I intend to phone the NIC and Napit etc....and ask how many of their members are out in the field...supported by them...who are incompetent (qualification wise) and are signing off work.
Also how many teachers of this subject have the design qualification???
How many jobs out there have an incorrerct max demand figure on their cert...??? perfomed by an incompetent ( qualification wise) sparky following guidence from people who cannot decide on the correct guidence???
The only real way is to monitor useage over time ( as in video)....so we better equip ourselves with several monitors to leave on various different jobs for a week or so, so we can record an accurate measurment of max demand, for any certs issued...and proof of our calculations with evidence of results obtained.
🙏🙏🙏
Maximum demand = Make it up as you go along. Or what would you like it to be? 😂
Yaaay first comment!
Well done you! 😃
what about an EV on top of this.
Load management via CTs etc to manage ev load when the rest of the property is using power.
This video makes very little sense. You talk about *maximum* demand (what you might have to contend with when *all* the high-current devices are on), so you have the capability of supplying them without failure (wiring and fusing).

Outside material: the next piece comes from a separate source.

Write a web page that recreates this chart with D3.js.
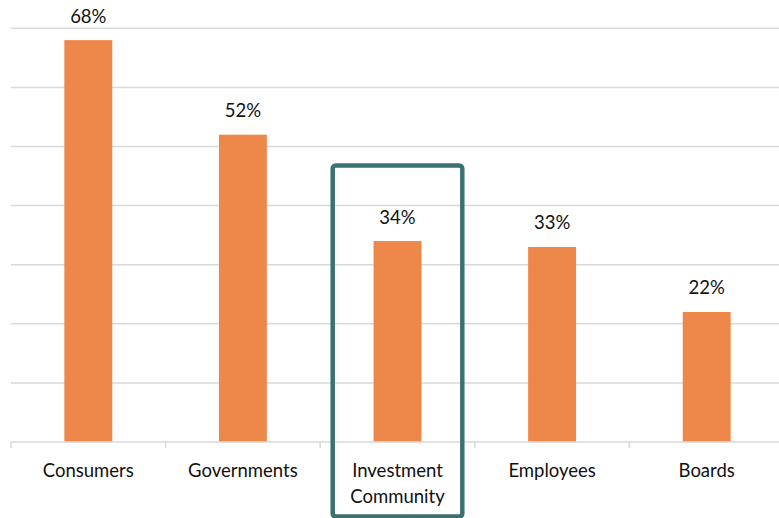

But then you're calculating some kind of average (assuming that not everything is on, or not running at full current).
It's certainly NOT a given that someone won't be using an instant heating electric shower while someone else is using the electric stove and one or more hotplates, and electric room heaters are in use around the property. Not to mention that electric ovens of the old design, with simple resistive elements, are either using full current or next to none, as the thermostat cycles, rather than some variable power output inverter. They don't use variable amounts of current, when the heater is on, depending on what temperature you've set them to.
If you *are* calculating *maximum* demand, then actually do so. Calculate the highest current that could reasonably be in use at the same time (the shower in use and the stove, a couple of hotplates, one or more room heaters).
The average is, of course, going to be lower - the stove is on a thermostat, likewise for room heaters, which individually switch on and off at various times unrelated to each other. But they *can* all be on at full power at the same time. Overall, your electrical system needs to be able to cope with that (fusing and wiring).
Our house failed in design to cope with real world situations, such as electric fan heaters running in two bedrooms (incidentally, that's already higher than the fuse rating for the sockets circuit), plus an electric kettle boiling, and the microwave oven at the same time. At some moment everything was drawing full current, and the fuse went.
This is a 1965 house, with all wall sockets on one radial going around the house, on a 16 amp fuse. Yes, real fuses - and I prefer them, breakers can fail to break, a fuse wire *is* going to blow. And I don't hold truck with any arguments that some dimwit could put something other than one strand of the correct fuse wire in it. That isn't going to happen here. Anyway, people do force breakers on, and breaker switch parts can weld together, or simply fail to release. Properly wired fuses fail "safe," they don't not blow.
But the house was never designed well. All the sockets on one fuse, and a house with no central heating. Of course you're going to run electric heaters in bedrooms, unless you like wrapping up like an Antarctic explorer to try and keep warm, while still breathing in chilly damp air. And most portable electric heaters are very high current devices. Power requirement calculations that aren't based on reality lead to this kind of stupid electrical design happening.